The beacon that hits your server will have several parameters. Each plugin also adds its own parameters, so if you have custom plugins set up, you'll get parameters from them as well. This is what you get from the default install:

boomerang parameters

v
Version number of the boomerang library in use.
u
URL of page that sends the beacon.

roundtrip plugin parameters

t_done
[optional] Perceived load time of the page.
t_page
[optional] Time taken from the head of the page to page_ready.
t_resp
[optional] Time taken from the user initiating the request to the first byte of the response.
t_other
[optional] Comma separated list of additional timers set by page developer. Each timer is of the format name|value. The following timers may be included:
t_load
[optional] If the page were prerendered, this is the time to fetch and prerender the page.
t_prerender
[optional] If the page were prerendered, this is the time from start of prefetch to the actual page display. It may only be useful for debugging.
t_postrender
[optional] If the page were prerendered, this is the time from prerender finish to actual page display. It may only be useful for debugging.
boomerang
The time it took boomerang to load up from first byte to last byte
boomr_fb
[optional The time it took from the start of page load to the first byte of boomerang. Only included if we know when page load started.
r
URL of page that set the start time of the beacon.
r2
[optional] URL of referrer of current page. Only set if different from r and strict_referrer has been explicitly turned off.
rt.start
Specifies where the start time came from. May be one of cookie for the start cookie, navigation for the W3C navigation timing API, csi for older versions of Chrome or gtb for the Google Toolbar.
rt.bstart
The timestamp when boomerang showed up on the page
rt.end
The timestamp when the done() method was called

bandwidth & latency plugin

bw
User's measured bandwidth in bytes per second
bw_err
95% confidence interval margin of error in measuring user's bandwidth
lat
User's measured HTTP latency in milliseconds
lat_err
95% confidence interval margin of error in measuring user's latency
bw_time
Timestamp (seconds since the epoch) on the user's browser when the bandwidth and latency was measured

Read results from javascript

There may be cases where rather than beacon results back to your server (or alongside beaconing), you may want to inspect performance numbers in javascript itself and perhaps make some decisions based on this data. You can get at this data before the beacon fires by subscribing to the before_beacon event.
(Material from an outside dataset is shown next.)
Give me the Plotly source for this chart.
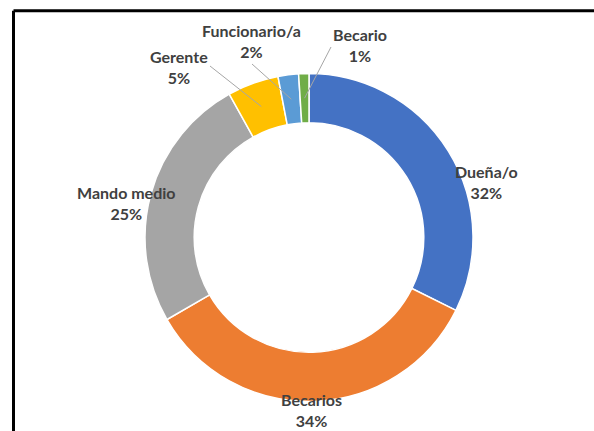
import math
import plotly.graph_objects as go

# ---- data ----
labels = ["Dueña/o", "Becarios", "Mando medio", "Gerente", "Funcionario/a", "Becario"]
values = [32, 34, 25, 5, 2, 1]
colors = ["#4472C4", "#ED7D31", "#A5A5A5", "#FFC000", "#5B9BD5", "#70AD47"]

# ---- layout geometry (pixels) ----
W, H = 594, 431
cx, cy, R = 309, 237.5, 164
HOLE = 0.70

# label block centres (pixels) and leader-line starts (None = no leader)
label_pos = [(486, 182), (311, 410), (126, 203), (179, 67), (251, 41), (360, 45)]
leader_start = [None, None, None, (210, 66), (252, 64), (331, 47)]


def px(x):
    return x / W


def py(y):
    return 1 - y / H


total = sum(values)
pcts = [round(v / total * 100) for v in values]

fig = go.Figure(
    go.Pie(
        labels=labels,
        values=values,
        hole=HOLE,
        sort=False,
        direction="clockwise",
        rotation=0,
        marker=dict(colors=colors, line=dict(color="white", width=1.5)),
        textinfo="none",
        hoverinfo="label+percent",
        showlegend=False,
        domain=dict(x=[px(cx - R), px(cx + R)], y=[py(cy + R), py(cy - R)]),
    )
)

shapes = [
    # chart frame (top and left edges visible)
    dict(type="line", xref="paper", yref="paper", x0=px(13.5), y0=py(10.7), x1=px(W + 5), y1=py(10.7),
         line=dict(color="black", width=3)),
    dict(type="line", xref="paper", yref="paper", x0=px(13.5), y0=py(10.7), x1=px(13.5), y1=py(H + 5),
         line=dict(color="black", width=3)),
]

annotations = []
cum = 0
rmid = R * (1 + HOLE) / 2
for lab, v, p, pos, ls in zip(labels, values, pcts, label_pos, leader_start):
    mid = (cum + v / 2) / total * 2 * math.pi
    cum += v
    if ls is not None:
        ex = cx + rmid * math.sin(mid)
        ey = cy - rmid * math.cos(mid)
        shapes.append(dict(type="line", xref="paper", yref="paper",
                           x0=px(ls[0]), y0=py(ls[1]), x1=px(ex), y1=py(ey),
                           line=dict(color="#A6A6A6", width=1)))
    annotations.append(dict(
        x=px(pos[0]), y=py(pos[1]), xref="paper", yref="paper",
        text=f"<b>{lab}</b><br><b>{p}%</b>", showarrow=False,
        xanchor="center", yanchor="middle", align="center",
        font=dict(family="Lato", size=16, color="#404040"),
    ))

fig.update_layout(
    width=W, height=H,
    margin=dict(l=0, r=0, t=0, b=0),
    paper_bgcolor="white", plot_bgcolor="white",
    shapes=shapes, annotations=annotations,
)

fig.write_html("out.html", config={"displayModeBar": False},
               post_script="document.body.style.margin='0';")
BOOMR.subscribe('before_beacon', function(o) {
	// Do something with o
});

Your event handler is called with a single object parameter. This object contains all of the beacon parameters described above except for the v (version) parameter. To get boomerang's version number, use BOOMR.version.
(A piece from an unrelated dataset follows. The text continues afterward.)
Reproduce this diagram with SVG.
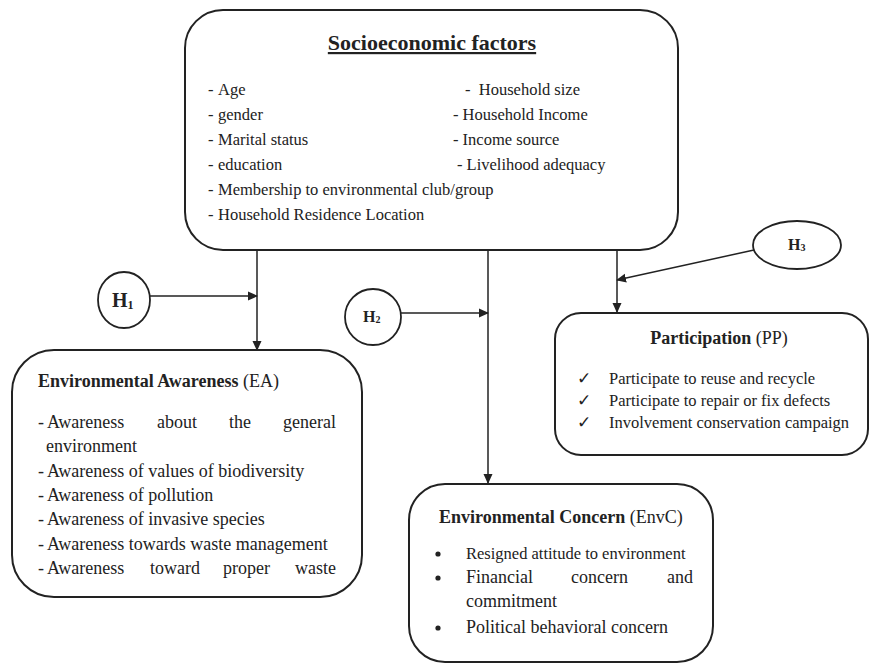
<svg xmlns="http://www.w3.org/2000/svg" width="869" height="663" viewBox="0 0 869 663">
<defs>
<marker id="ah" markerWidth="10" markerHeight="10" refX="9" refY="5" orient="auto" markerUnits="userSpaceOnUse">
<path d="M0,0.5 L10,5 L0,9.5 Z" fill="#222"/>
</marker>
<style>
.box{fill:#fff;stroke:#222;stroke-width:2}
.ell{fill:#fff;stroke:#222;stroke-width:1.8}
.ln{stroke:#222;stroke-width:1.5;fill:none}
text{font-family:"Liberation Serif","Times New Roman",serif;fill:#222}
.t{font-size:16.5px}
.l{font-size:18px}
.b{font-weight:bold}
</style>
</defs>
<rect width="869" height="663" fill="#fff"/>
<g id="connectors">
<line class="ln" x1="257" y1="250" x2="257" y2="350" marker-end="url(#ah)"/>
<line class="ln" x1="150" y1="296" x2="257" y2="296" marker-end="url(#ah)"/>
<line class="ln" x1="488" y1="250" x2="488" y2="483" marker-end="url(#ah)"/>
<line class="ln" x1="401" y1="313" x2="488" y2="313" marker-end="url(#ah)"/>
<line class="ln" x1="617" y1="250" x2="617" y2="312" marker-end="url(#ah)"/>
<line class="ln" x1="754" y1="250" x2="617" y2="280" marker-end="url(#ah)"/>
</g>
<g id="socio">
<rect class="box" x="185" y="10" width="493" height="240" rx="38" ry="38"/>
<text x="432" y="50" font-size="22" class="b" text-anchor="middle" text-decoration="underline">Socioeconomic factors</text>
<text class="t" x="208" y="95">-</text><text class="t" x="218" y="95">Age</text>
<text class="t" x="208" y="120">-</text><text class="t" x="218" y="120">gender</text>
<text class="t" x="208" y="145">-</text><text class="t" x="218" y="145">Marital status</text>
<text class="t" x="208" y="170">-</text><text class="t" x="218" y="170">education</text>
<text class="t" x="208" y="195">-</text><text class="t" x="218" y="195">Membership to environmental club/group</text>
<text class="t" x="208" y="220">-</text><text class="t" x="218" y="220">Household Residence Location</text>
<text class="t" x="465" y="95" xml:space="preserve">-  Household size</text>
<text class="t" x="453" y="120">- Household Income</text>
<text class="t" x="453" y="145">- Income source</text>
<text class="t" x="457" y="170">- Livelihood adequacy</text>
</g>
<g id="h1">
<ellipse class="ell" cx="124" cy="300" rx="26" ry="28"/>
<text x="112" y="307" font-size="20" class="b">H<tspan font-size="12" dy="2">1</tspan></text>
</g>
<g id="h2">
<ellipse class="ell" cx="373" cy="317" rx="28" ry="28"/>
<text x="363" y="322" font-size="16" class="b">H<tspan font-size="10" dy="1">2</tspan></text>
</g>
<g id="h3">
<ellipse class="ell" cx="797" cy="245" rx="44" ry="24"/>
<text x="788" y="250" font-size="16" class="b">H<tspan font-size="10" dy="1">3</tspan></text>
</g>
<g id="ea">
<rect class="box" x="12" y="350" width="350" height="247" rx="42" ry="42"/>
<text class="l" x="38" y="387"><tspan class="b">Environmental Awareness</tspan> (EA)</text>
<text class="l" x="38" y="428">-</text>
<text class="l" x="47" y="428">Awareness</text>
<text class="l" x="157" y="428">about</text>
<text class="l" x="229" y="428">the</text>
<text class="l" x="283" y="428">general</text>
<text class="l" x="46" y="452">environment</text>
<text class="l" x="38" y="477">-</text><text class="l" x="47" y="477">Awareness of values of biodiversity</text>
<text class="l" x="38" y="501">-</text><text class="l" x="47" y="501">Awareness of pollution</text>
<text class="l" x="38" y="525">-</text><text class="l" x="47" y="525">Awareness of invasive species</text>
<text class="l" x="38" y="550">-</text><text class="l" x="47" y="550">Awareness towards waste management</text>
<text class="l" x="38" y="574">-</text>
<text class="l" x="47" y="574">Awareness</text>
<text class="l" x="150" y="574">toward</text>
<text class="l" x="223" y="574">proper</text>
<text class="l" x="295" y="574">waste</text>
</g>
<g id="pp">
<rect class="box" x="555" y="313" width="313" height="142" rx="26" ry="26"/>
<text class="l" x="719" y="344" text-anchor="middle"><tspan class="b">Participation</tspan> (PP)</text>
<text class="t" x="577" y="384">✓</text>
<text class="t" x="609" y="384">Participate to reuse and recycle</text>
<text class="t" x="577" y="406">✓</text>
<text class="t" x="609" y="406">Participate to repair or fix defects</text>
<text class="t" x="577" y="428">✓</text>
<text class="t" x="609" y="428">Involvement conservation campaign</text>
</g>
<g id="envc">
<rect class="box" x="409" y="484" width="304" height="178" rx="36" ry="36"/>
<text class="l" x="439" y="523"><tspan class="b">Environmental Concern</tspan> (EnvC)</text>
<circle cx="438" cy="554" r="2.6" fill="#222"/>
<text class="t" x="466" y="559">Resigned attitude to environment</text>
<circle cx="438" cy="578" r="2.6" fill="#222"/>
<text class="l" x="466" y="583">Financial</text>
<text class="l" x="571" y="583">concern</text>
<text class="l" x="667" y="583">and</text>
<text class="l" x="466" y="607">commitment</text>
<circle cx="438" cy="628" r="2.6" fill="#222"/>
<text class="l" x="466" y="633">Political behavioral concern</text>
</g>
</svg>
In all these howto documents, we use the following code in the before_beacon handler:

BOOMR.subscribe('before_beacon', function(o) {
	var html = "";
	if(o.t_done) { html += "This page took " + o.t_done + "ms to load<br>"; }
	if(o.bw) { html += "Your bandwidth to this server is " + parseInt(o.bw/1024) + "kbps (&#x00b1;" + parseInt(o.bw_err*100/o.bw) + "%)<br>"; }
	if(o.lat) { html += "Your latency to this server is " + parseInt(o.lat) + "&#x00b1;" + o.lat_err + "ms<br>"; }

	document.getElementById('results').innerHTML = html;
});

Back end script

A simple back end script would look something like this. Note, I won't include the code that gets the URL parameters out of your environment. I assume you know how to do that. The following code assumes these parameters are in a variable named params. The code is in Javascript, but you can write it in any language that you like.
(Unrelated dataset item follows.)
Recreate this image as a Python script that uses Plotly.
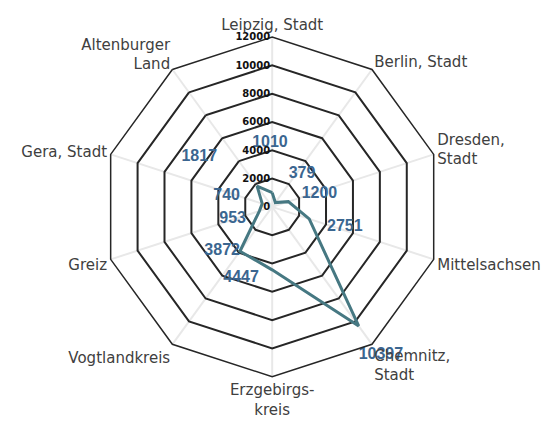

function extract_boomerang_data(params)
{
	var bw_buckets = [64, 256, 1024, 8192, 30720],
	    bw_bucket = bw_buckets.length,
	    i, url, page_id, ip, ua, woeid;


	// First validate your beacon, make sure all datatypes               
	// are correct and values within reasonable range                    
	// We'll also want to detect fake beacons, but that's more complex   
	if(! validate_beacon(params)) {
		return false;
	}

	// You may also want to do some kind of random sampling at this point

	// Figure out a bandwidth bucket.                                    
	// we could get more complex and consider bw_err as well,            
	// but for this example I'll ignore it                               
	for(i=0; i<bw_buckets.length; i++) {
		if(params.bw <= bw_buckets[i]) {
			bw_bucket = i;
			break;
		}
	}

	// Now figure out a page id from the u parameter                     
	// Since we might have a very large number of URLs that all          
	// map onto a very small number (possibly 1) of distinct page types  
	// It's good to create page groups to simplify performance analysis. 

	url = canonicalize_url(params.u); // get a canonical form for the URL
	page_id = get_page_id(url);	  // get a page id.  (many->1 map?)  


	// At this point we can extract other information from the request   
	// eg, the user's IP address (good for geo location) and user agent  
	ip = get_user_ip();              // get user's IP from request       
	woeid = ip_to_woeid(ip);         // convert IP to a Where on earth ID
	ua = get_normalized_uastring();	 // get a normalized useragent string

	// Now insert the data into our database                             
	insert_data(page_id, params.t_done, params.bw, params.bw_err, bw_bucket, params.lat, params.lat_err, ip, woeid, ua);

	return true;
}

Scaling up

The above code works well when you have a few thousand requests in a day. If that number starts growing to the hundreds of thousands or millions, then your beacon handler quickly becomes a bottleneck. It can then make sense to simply batch process the beacons. Let the requests come in to your apache (or other webserver) logs, and then periodically (say once an hour), process those logs as a batch and do a single batch insert into your database.

My talk from IPC Berlin 2010 on scaling MySQL writes goes into how we handled a large number of beacon results with a single mysql instance. It may help you or you may come up with a better solution.

Statistical analysis of the data

Once you've got your data, it's useful to do a bunch of statistical analysis on it. We'll cover this in a future howto, but for now, have a look at my ConFoo 2010 talk on the statistics of web performance.